When I read a blog post by a father struggling with princess culture, or a doctor offering advice on preparing girls for their first period, or hear my friend's stories of their daughters' latest schoolyard drama, I think, whew. Thank god I dodged that bullet. Girlhood is complicated. At least, mine was. I went through youthful feminine archetypes like a five-year-old changes costumes. I was a girly-girl, then a tomboy, then an ugly duckling (pecked at by the mean girls), then a "bad" girl (popular with the boys and men, not so much the girls and women). As an adult, I came to love women, but girls still scare me. I'm too damaged in my own girlhood to raise a daughter, I tell myself. It would open too many wounds.

But then I come across pictures of someone's daughters goofing around in ringlets and ruffles, or a friend's teen on her way to her first formal, or scroll past an instagram of a fierce little girl jumping through puddles in her pink shoes, and I feel something.
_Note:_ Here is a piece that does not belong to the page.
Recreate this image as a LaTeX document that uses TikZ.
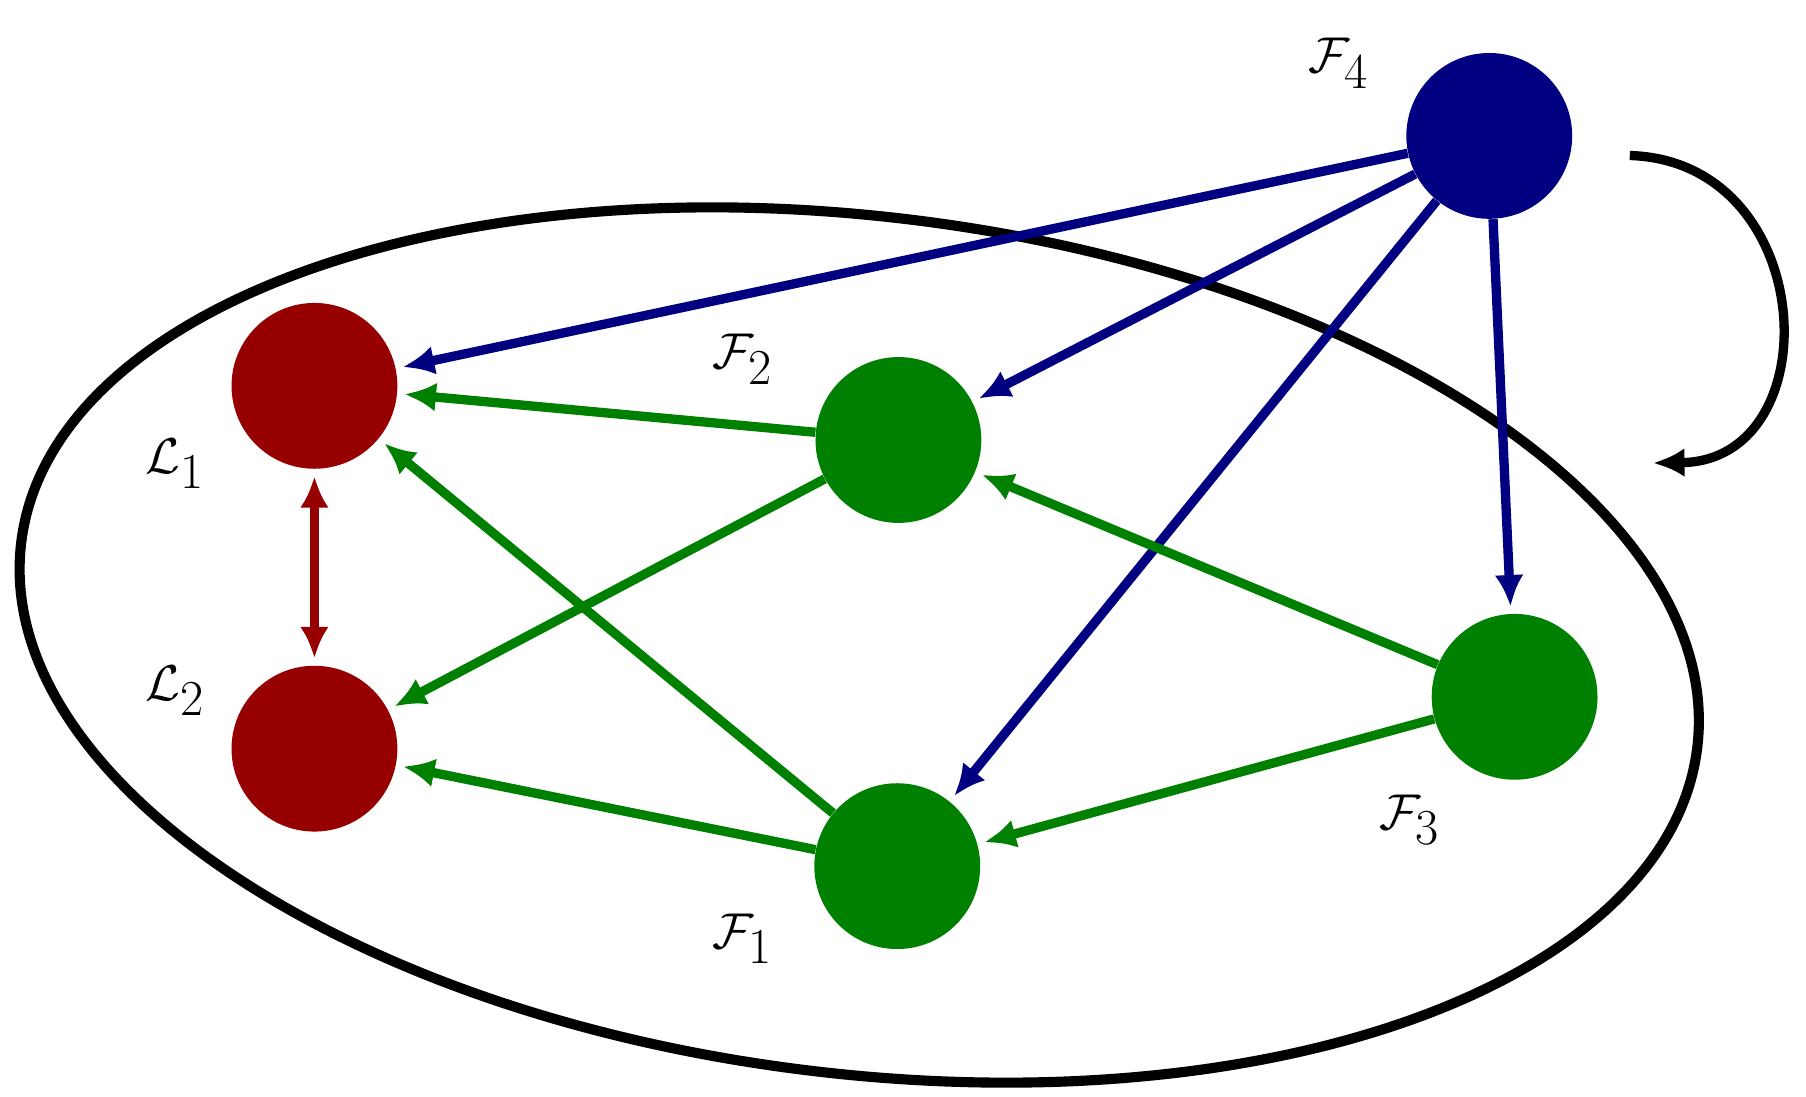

Something between a twinge and a pang.
The secret truth is, I sometimes miss her -- the daughter I'll never have. Complications and all. Wounds and all. Maybe opening them up would help them heal. Because I didn't really dodge that bullet. It's lodged in me.
Raising kids can be the most wonderful kind of do-over. In mothering my boys, I get to mother parts of myself that somehow got left behind in childhood. I've done a lot of growing up since becoming a parent. But there are places their boyhood can't take me, places where the girl I was waits for the mother I'll never be.